Monday, August 15, 2016

Milwaukee is still burning

More problems in Milwaukee:
Police said one person was shot at a Milwaukee protest on Sunday and officers used an armored vehicle to retrieve the injured victim and rush the person to a hospital, as tense skirmishes erupted for a second night following the police shooting of a black man.

Some two dozen officers in riot gear confronted about 150 people who blocked an intersection near where the black man was fatally shot Saturday afternoon, and more arrived. Police moved in to try to disperse the crowd and warned of arrests after protesters threw bottles and rocks at police.
The National Guard is ready to take the streets, if needed.
Wisconsin Gov. Scott Walker put Wisconsin's National Guard on standby, and 125 Guard members reported to local armories to prepare for further instructions. Milwaukee police tweeted late Sunday that the National Guard had not been deployed.

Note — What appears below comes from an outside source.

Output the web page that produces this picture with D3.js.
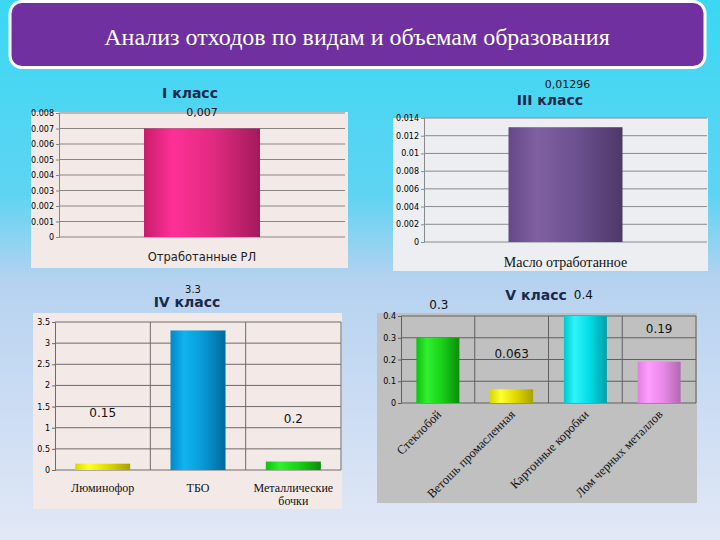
<!DOCTYPE html>
<html><head><meta charset="utf-8">
<script src="https://cdn.jsdelivr.net/npm/d3@7"></script>
<style>body{margin:0;padding:0;overflow:hidden}svg{display:block}</style>
</head><body>
<svg id="c" width="720" height="540"></svg>
<script>
// ---------- data ----------
const mainTitle = "Анализ отходов по видам и объемам образования";

const class1Title = "I класс";
const class1Cats = ["Отработанные РЛ"];
const class1Vals = [0.007];
const class1Labels = ["0,007"];
const class1Ticks = [0, 0.001, 0.002, 0.003, 0.004, 0.005, 0.006, 0.007, 0.008];

const class3Title = "III класс";
const class3Cats = ["Масло отработанное"];
const class3Vals = [0.01296];
const class3Labels = ["0,01296"];
const class3Ticks = [0, 0.002, 0.004, 0.006, 0.008, 0.01, 0.012, 0.014];

const class4Title = "IV класс";
const class4Cats = ["Люминофор", "ТБО", "Металлические бочки"];
const class4Vals = [0.15, 3.3, 0.2];
const class4Labels = ["0.15", "3.3", "0.2"];
const class4Ticks = [0, 0.5, 1, 1.5, 2, 2.5, 3, 3.5];

const class5Title = "V класс";
const class5Cats = ["Стеклобой", "Ветошь промасленная", "Картонные коробки", "Лом черных металлов"];
const class5Vals = [0.3, 0.063, 0.4, 0.19];
const class5Labels = ["0.3", "0.063", "0.4", "0.19"];
const class5Ticks = [0, 0.1, 0.2, 0.3, 0.4];

// ---------- drawing ----------
const svg = d3.select("#c");
const defs = svg.append("defs");

const bg = defs.append("linearGradient").attr("id","bg").attr("x1",0).attr("y1",0).attr("x2",0).attr("y2",1);
[[0,"#3ad8f3"],[0.36,"#5ed4f2"],[0.52,"#b6d2f0"],[1,"#e2e8f6"]].forEach(s=>bg.append("stop").attr("offset",s[0]).attr("stop-color",s[1]));
svg.append("rect").attr("width",720).attr("height",540).attr("fill","url(#bg)");

function barGrad(id, c){
  const g = defs.append("linearGradient").attr("id",id).attr("x1",0).attr("y1",0).attr("x2",1).attr("y2",0);
  [[0,c[0]],[0.25,c[1]],[0.6,c[2]],[1,c[3]]].forEach(s=>g.append("stop").attr("offset",s[0]).attr("stop-color",s[1]));
  return "url(#"+id+")";
}
const gPink = barGrad("gPink", ["#c81c6c","#ff3096","#e02a80","#a41a5c"]);
const gPurple = barGrad("gPurple", ["#654888","#8060a0","#6c5090","#4e3868"]);
const gYellow = barGrad("gYellow", ["#d8d800","#ffff30","#e0d800","#a8a000"]);
const gBlue = barGrad("gBlue", ["#0088c8","#10b4f0","#0898d8","#006a9c"]);
const gGreen = barGrad("gGreen", ["#10c010","#30f030","#18d018","#0c8c0c"]);
const gCyan = barGrad("gCyan", ["#00c8d0","#30f4fa","#00dce4","#00a0a8"]);
const gViolet = barGrad("gViolet", ["#e080e0","#ff9cff","#e888e8","#b068b0"]);

// title box
svg.append("rect").attr("x",10).attr("y",1.5).attr("width",695).attr("height",66).attr("rx",12)
  .attr("fill","#7030a0").attr("stroke","#ffffff").attr("stroke-width",3);
svg.append("text").attr("x",357).attr("y",45).attr("text-anchor","middle")
  .attr("font-family","Liberation Serif, serif").attr("font-size",24).attr("fill","#ffffff").text(mainTitle);

const fmt = d => String(+d.toFixed(6));

function panel(o){
  const g = svg.append("g");
  g.append("rect").attr("x",o.bx).attr("y",o.by).attr("width",o.bw).attr("height",o.bh).attr("fill",o.bg);
  const x = d3.scaleBand().domain(o.cats).range([o.x0,o.x1]).paddingInner(0).paddingOuter(0);
  const y = d3.scaleLinear().domain([0,o.max]).range([o.y0,o.y1]);
  g.append("g").selectAll("line").data(o.ticks).join("line")
    .attr("x1",o.x0).attr("x2",o.x1).attr("y1",d=>y(d)).attr("y2",d=>y(d))
    .attr("stroke",o.grid).attr("stroke-width",1);
  if(o.vgrid){
    g.append("g").selectAll("line").data(o.cats.slice(1)).join("line")
      .attr("x1",d=>x(d)).attr("x2",d=>x(d)).attr("y1",o.y1).attr("y2",o.y0)
      .attr("stroke",o.grid).attr("stroke-width",1);
    g.append("line").attr("x1",o.x1).attr("x2",o.x1).attr("y1",o.y1).attr("y2",o.y0).attr("stroke",o.grid);
  }
  const ax = g.append("g").attr("transform",`translate(${o.x0},0)`)
    .call(d3.axisLeft(y).tickValues(o.ticks).tickFormat(fmt).tickSize(3).tickPadding(2));
  ax.select(".domain").attr("stroke",o.grid);
  ax.selectAll(".tick line").attr("stroke",o.grid);
  ax.selectAll("text").attr("font-family","DejaVu Sans, sans-serif").attr("font-size",8).attr("fill","#000");
  const bw = o.barW;
  g.append("g").selectAll("rect").data(o.vals).join("rect")
    .attr("x",(d,i)=>x(o.cats[i])+x.bandwidth()/2-bw/2).attr("width",bw)
    .attr("y",d=>y(d)).attr("height",d=>o.y0-y(d))
    .attr("fill",(d,i)=>o.fills[i]);
  g.append("g").selectAll("text").data(o.labels).join("text")
    .attr("x",(d,i)=>x(o.cats[i])+x.bandwidth()/2+o.labelPos[i][0])
    .attr("y",(d,i)=>o.labelPos[i][1])
    .attr("text-anchor","middle").attr("font-family","DejaVu Sans, sans-serif")
    .attr("font-size",(d,i)=>o.labelSize[i]).attr("fill","#111").text(d=>d);
  g.append("text").attr("x",o.tx).attr("y",o.ty).attr("text-anchor","middle")
    .attr("font-family","DejaVu Sans, sans-serif").attr("font-weight","bold").attr("font-size",14)
    .attr("fill","#1b2a4c").text(o.title);
  return {g,x,y};
}

// I class
const p1 = panel({bx:31,by:112,bw:317,bh:156,bg:"#f3e9e7",x0:59,x1:345,y0:237,y1:113,max:0.008,
  cats:class1Cats,vals:class1Vals,labels:class1Labels,ticks:class1Ticks,fills:[gPink],barW:116,
  grid:"#8a8585",labelPos:[[0,116]],labelSize:[11],title:class1Title,tx:190,ty:98});
p1.g.append("g").selectAll("text").data(class1Cats).join("text")
  .attr("x",d=>p1.x(d)+p1.x.bandwidth()/2).attr("y",261).attr("text-anchor","middle")
  .attr("font-family","DejaVu Sans, sans-serif").attr("font-size",11.5).attr("fill","#222").text(d=>d);

// III class
const p3 = panel({bx:393,by:118,bw:315,bh:153,bg:"#eceef2",x0:424,x1:707,y0:242,y1:118,max:0.014,
  cats:class3Cats,vals:class3Vals,labels:class3Labels,ticks:class3Ticks,fills:[gPurple],barW:114,
  grid:"#8a8a8e",labelPos:[[2,88]],labelSize:[11],title:class3Title,tx:550,ty:105});
p3.g.append("g").selectAll("text").data(class3Cats).join("text")
  .attr("x",d=>p3.x(d)+p3.x.bandwidth()/2).attr("y",267).attr("text-anchor","middle")
  .attr("font-family","Liberation Serif, serif").attr("font-size",14).attr("fill","#111").text(d=>d);

// IV class
const p4 = panel({bx:33,by:313,bw:309,bh:196,bg:"#f3e9e7",x0:55,x1:341,y0:470,y1:322,max:3.5,
  cats:class4Cats,vals:class4Vals,labels:class4Labels,ticks:class4Ticks,fills:[gYellow,gBlue,gGreen],barW:55,
  grid:"#6e6a6a",vgrid:true,labelPos:[[0,417],[-5,293],[0,423]],labelSize:[12,10,12],title:class4Title,tx:187,ty:307});
p4.g.append("g").selectAll("text").data(class4Cats).join("text")
  .attr("x",d=>p4.x(d)+p4.x.bandwidth()/2).attr("y",492).attr("text-anchor","middle")
  .attr("font-family","Liberation Serif, serif").attr("font-size",12).attr("fill","#111")
  .each(function(d){
    const words = d.split(" ");
    const t = d3.select(this);
    words.forEach((w,i)=>t.append("tspan").attr("x",t.attr("x")).attr("dy",i?13:0).text(w));
  });

// V class
const p5 = panel({bx:377,by:313,bw:320,bh:190,bg:"#c0c0c0",x0:401,x1:696,y0:403,y1:316,max:0.4,
  cats:class5Cats,vals:class5Vals,labels:class5Labels,ticks:class5Ticks,fills:[gGreen,gYellow,gCyan,gViolet],barW:43,
  grid:"#606060",vgrid:true,labelPos:[[1,309],[0,358],[-2,299],[0,333]],labelSize:[12,12,12,12],title:class5Title,tx:536,ty:300});
p5.g.append("g").selectAll("text").data(class5Cats).join("text")
  .attr("transform",d=>`translate(${p5.x(d)+p5.x.bandwidth()/2-2},${409}) rotate(-45)`)
  .attr("text-anchor","end").attr("dy","0.7em")
  .attr("font-family","Liberation Serif, serif").attr("font-size",12.5).attr("fill","#111").text(d=>d);
</script>
</body></html>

Six businesses were burned in the unrest earlier in the weekend and 17 people people were arrested, [Milwaukee Police Chief Edward] Flynn said. Four officers were hurt from flying concrete and glass, although all of them had been released from hospital.
Meanwhile, the local alderman is complaining:
Milwaukee Alderman Khalif Rainey, who represents the neighborhood that erupted, said the city's black residents are "tired of living under this oppression."

"Now this is a warning cry. Where do we go from here? Where do we go as a community from here?" he asked.
Uh, Alderman Rainey? Aren't you part of the oppression? If the community wants to get someplace better, perhaps getting a better alderman would help.

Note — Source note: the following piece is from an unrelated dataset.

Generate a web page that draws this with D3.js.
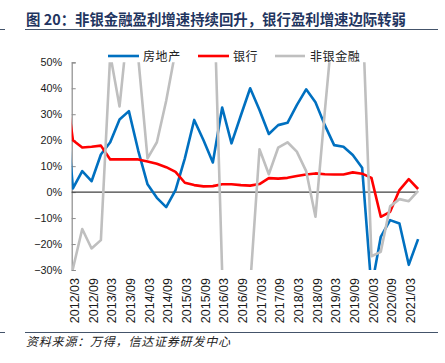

As always, the fog of war is in evidence. What's been striking thus far is comparing the response to this incident with what has happened recently here. There's been almost no reportage or new information about the Philando Castile case and it's been essentially quiet for a month now. Perhaps things will go silent in Milwaukee as well, but I'm guessing not. One difference in this case will be the involvement of David Clarke, the Milwaukee County sheriff, who loves to be on television. How much Clarke can actually do is questionable, as the line of responsibility between municipal and county law enforcement is murky.

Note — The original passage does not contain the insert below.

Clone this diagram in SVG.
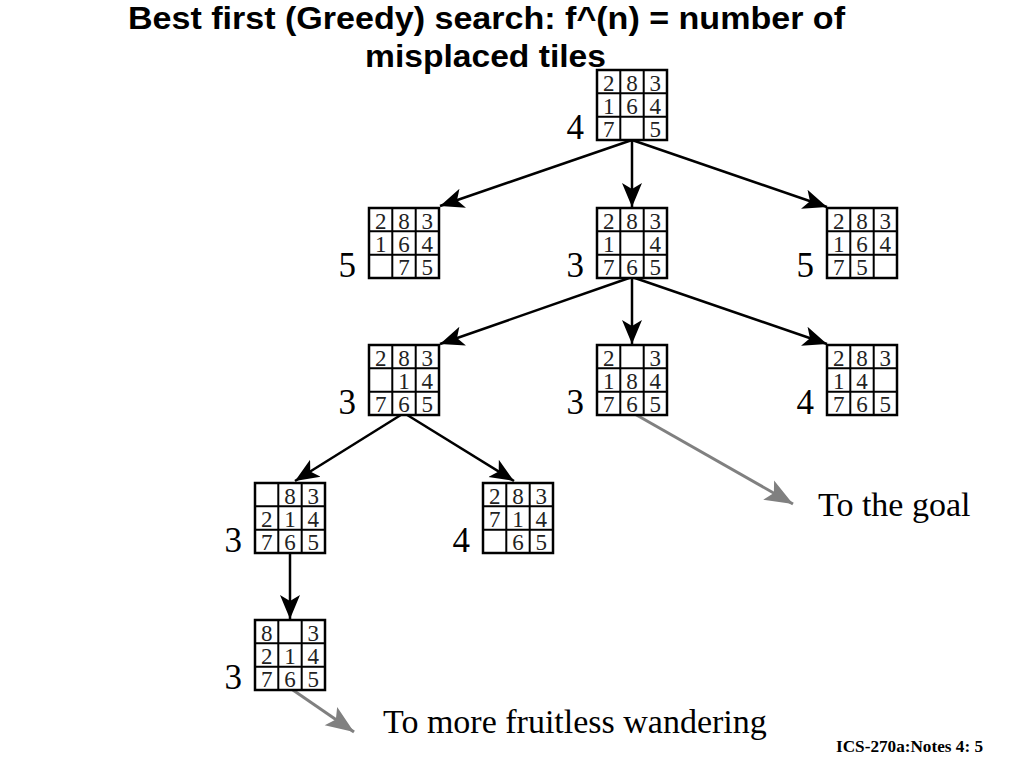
<svg xmlns="http://www.w3.org/2000/svg" xmlns:xlink="http://www.w3.org/1999/xlink" width="1024" height="768" viewBox="0 0 1024 768">
<style>
.title{font-family:"Liberation Sans",Arial,sans-serif;font-weight:bold;font-size:31px;fill:#000}
.d{font-family:"Liberation Serif","Times New Roman",serif;font-size:23px;fill:#222;text-anchor:middle}
.lab{font-family:"Liberation Serif","Times New Roman",serif;font-size:35px;fill:#000;text-anchor:end}
.note{font-family:"Liberation Serif","Times New Roman",serif;font-size:34px;fill:#000}
.foot{font-family:"Liberation Serif","Times New Roman",serif;font-size:16px;font-weight:bold;fill:#000}
.edge{stroke:#000;stroke-width:2.5;fill:none}
.gedge{stroke:#808080;stroke-width:3;fill:none}
</style>
<defs>
<marker id="ah" markerUnits="userSpaceOnUse" markerWidth="26" markerHeight="22" viewBox="0 0 26 22" refX="24" refY="11" orient="auto">
<path d="M0,1 L24,11 L0,21 L6,11 z" fill="#000"/>
</marker>
<marker id="gah" markerUnits="userSpaceOnUse" markerWidth="30" markerHeight="24" viewBox="0 0 30 24" refX="28" refY="12" orient="auto">
<path d="M0,1 L28,12 L0,23 L6,12 z" fill="#808080"/>
</marker>
<g id="board">
<rect x="0" y="0" width="70" height="70" fill="#fff" stroke="#000" stroke-width="2.5"/>
<path d="M23.3,0V70M46.7,0V70M0,23.3H70M0,46.7H70" stroke="#000" stroke-width="2"/>
</g>
</defs>
<rect width="1024" height="768" fill="#fff"/>
<text class="title" x="128" y="29" textLength="717" lengthAdjust="spacingAndGlyphs">Best first (Greedy) search: f^(n) = number of</text>
<text class="title" x="365" y="67" textLength="241" lengthAdjust="spacingAndGlyphs">misplaced tiles</text>

<g id="connectors">
<line class="edge" x1="632" y1="140" x2="440" y2="206" marker-end="url(#ah)"/>
<line class="edge" x1="632" y1="140" x2="632" y2="207" marker-end="url(#ah)"/>
<line class="edge" x1="632" y1="140" x2="827" y2="207" marker-end="url(#ah)"/>
<line class="edge" x1="632" y1="277" x2="440" y2="344" marker-end="url(#ah)"/>
<line class="edge" x1="632" y1="277" x2="632" y2="344" marker-end="url(#ah)"/>
<line class="edge" x1="632" y1="277" x2="827" y2="344" marker-end="url(#ah)"/>
<line class="edge" x1="404" y1="413" x2="295" y2="481" marker-end="url(#ah)"/>
<line class="edge" x1="404" y1="413" x2="514" y2="481" marker-end="url(#ah)"/>
<line class="edge" x1="290" y1="551" x2="290" y2="619" marker-end="url(#ah)"/>
<line class="gedge" x1="633" y1="413" x2="793" y2="504" marker-end="url(#gah)"/>
<line class="gedge" x1="290" y1="688" x2="354" y2="732" marker-end="url(#gah)"/>
</g>

<g id="n0" transform="translate(597,70)"><use href="#board"/>
<text class="d" x="11.7" y="20.5">2</text><text class="d" x="35" y="20.5">8</text><text class="d" x="58.3" y="20.5">3</text>
<text class="d" x="11.7" y="43.8">1</text><text class="d" x="35" y="43.8">6</text><text class="d" x="58.3" y="43.8">4</text>
<text class="d" x="11.7" y="67.2">7</text><text class="d" x="58.3" y="67.2">5</text>
<text class="lab" x="-13" y="69">4</text></g>

<g id="n1" transform="translate(369,208)"><use href="#board"/>
<text class="d" x="11.7" y="20.5">2</text><text class="d" x="35" y="20.5">8</text><text class="d" x="58.3" y="20.5">3</text>
<text class="d" x="11.7" y="43.8">1</text><text class="d" x="35" y="43.8">6</text><text class="d" x="58.3" y="43.8">4</text>
<text class="d" x="35" y="67.2">7</text><text class="d" x="58.3" y="67.2">5</text>
<text class="lab" x="-13" y="69">5</text></g>

<g id="n2" transform="translate(597,208)"><use href="#board"/>
<text class="d" x="11.7" y="20.5">2</text><text class="d" x="35" y="20.5">8</text><text class="d" x="58.3" y="20.5">3</text>
<text class="d" x="11.7" y="43.8">1</text><text class="d" x="58.3" y="43.8">4</text>
<text class="d" x="11.7" y="67.2">7</text><text class="d" x="35" y="67.2">6</text><text class="d" x="58.3" y="67.2">5</text>
<text class="lab" x="-13" y="69">3</text></g>

<g id="n3" transform="translate(827,208)"><use href="#board"/>
<text class="d" x="11.7" y="20.5">2</text><text class="d" x="35" y="20.5">8</text><text class="d" x="58.3" y="20.5">3</text>
<text class="d" x="11.7" y="43.8">1</text><text class="d" x="35" y="43.8">6</text><text class="d" x="58.3" y="43.8">4</text>
<text class="d" x="11.7" y="67.2">7</text><text class="d" x="35" y="67.2">5</text>
<text class="lab" x="-13" y="69">5</text></g>

<g id="n4" transform="translate(369,345)"><use href="#board"/>
<text class="d" x="11.7" y="20.5">2</text><text class="d" x="35" y="20.5">8</text><text class="d" x="58.3" y="20.5">3</text>
<text class="d" x="35" y="43.8">1</text><text class="d" x="58.3" y="43.8">4</text>
<text class="d" x="11.7" y="67.2">7</text><text class="d" x="35" y="67.2">6</text><text class="d" x="58.3" y="67.2">5</text>
<text class="lab" x="-13" y="69">3</text></g>

<g id="n5" transform="translate(597,345)"><use href="#board"/>
<text class="d" x="11.7" y="20.5">2</text><text class="d" x="58.3" y="20.5">3</text>
<text class="d" x="11.7" y="43.8">1</text><text class="d" x="35" y="43.8">8</text><text class="d" x="58.3" y="43.8">4</text>
<text class="d" x="11.7" y="67.2">7</text><text class="d" x="35" y="67.2">6</text><text class="d" x="58.3" y="67.2">5</text>
<text class="lab" x="-13" y="69">3</text></g>

<g id="n6" transform="translate(827,345)"><use href="#board"/>
<text class="d" x="11.7" y="20.5">2</text><text class="d" x="35" y="20.5">8</text><text class="d" x="58.3" y="20.5">3</text>
<text class="d" x="11.7" y="43.8">1</text><text class="d" x="35" y="43.8">4</text>
<text class="d" x="11.7" y="67.2">7</text><text class="d" x="35" y="67.2">6</text><text class="d" x="58.3" y="67.2">5</text>
<text class="lab" x="-13" y="69">4</text></g>

<g id="n7" transform="translate(255,483)"><use href="#board"/>
<text class="d" x="35" y="20.5">8</text><text class="d" x="58.3" y="20.5">3</text>
<text class="d" x="11.7" y="43.8">2</text><text class="d" x="35" y="43.8">1</text><text class="d" x="58.3" y="43.8">4</text>
<text class="d" x="11.7" y="67.2">7</text><text class="d" x="35" y="67.2">6</text><text class="d" x="58.3" y="67.2">5</text>
<text class="lab" x="-13" y="69">3</text></g>

<g id="n8" transform="translate(483,483)"><use href="#board"/>
<text class="d" x="11.7" y="20.5">2</text><text class="d" x="35" y="20.5">8</text><text class="d" x="58.3" y="20.5">3</text>
<text class="d" x="11.7" y="43.8">7</text><text class="d" x="35" y="43.8">1</text><text class="d" x="58.3" y="43.8">4</text>
<text class="d" x="35" y="67.2">6</text><text class="d" x="58.3" y="67.2">5</text>
<text class="lab" x="-13" y="69">4</text></g>

<g id="n9" transform="translate(255,620)"><use href="#board"/>
<text class="d" x="11.7" y="20.5">8</text><text class="d" x="58.3" y="20.5">3</text>
<text class="d" x="11.7" y="43.8">2</text><text class="d" x="35" y="43.8">1</text><text class="d" x="58.3" y="43.8">4</text>
<text class="d" x="11.7" y="67.2">7</text><text class="d" x="35" y="67.2">6</text><text class="d" x="58.3" y="67.2">5</text>
<text class="lab" x="-13" y="69">3</text></g>

<text class="note" x="818" y="516">To the goal</text>
<text class="note" x="383" y="733">To more fruitless wandering</text>
<text class="foot" x="836" y="752" textLength="147" lengthAdjust="spacingAndGlyphs">ICS-270a:Notes 4: 5</text>
</svg>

For his part, the dead man, Sylville Smith, sounds like a charmer:
Milwaukee County Sheriff David Clarke said Smith had been arrested 13 times. Online court records showed a range of charges against Smith, many of them misdemeanors.

The Milwaukee Journal Sentinel reported that Smith was also charged in a shooting and was later charged with pressuring the victim to withdraw testimony that identified Smith as the gunman. The charges were dropped because the victim recanted the identification and failed to appear in court, Chief Deputy District Attorney Kent Lovern told the newspaper.
And that anecdote neatly encapsulates the problem in many cities. Victims of crimes are afraid to come forward and police aren't trusted. I don't know how you get out of the box.

2 comments:

Gino said...

people with jobs to be at dont usually have the time, energy, inclination to riot. bring back the factories and we wont have so much of this anger and shit. Vote Trump, its a small start in the right direction.

Bike Bubba said...

Somehow I think that any case where the police injure or kill a person is going to be this way going forward--at least if they are plausibly black. BLM is soon going to rank up there with Al Sharpton and Jesse Jackson in terms of the number of young blacks they've gotten killed, and all three are leaving the KKK in the dust in this sad regard.

Jobs would help, marriage would help a lot more, but I'm hoping now that people will start to realize that when the perp is armed and waving a gun at an officer, they at least ought to wait before having a riot about that perp's death.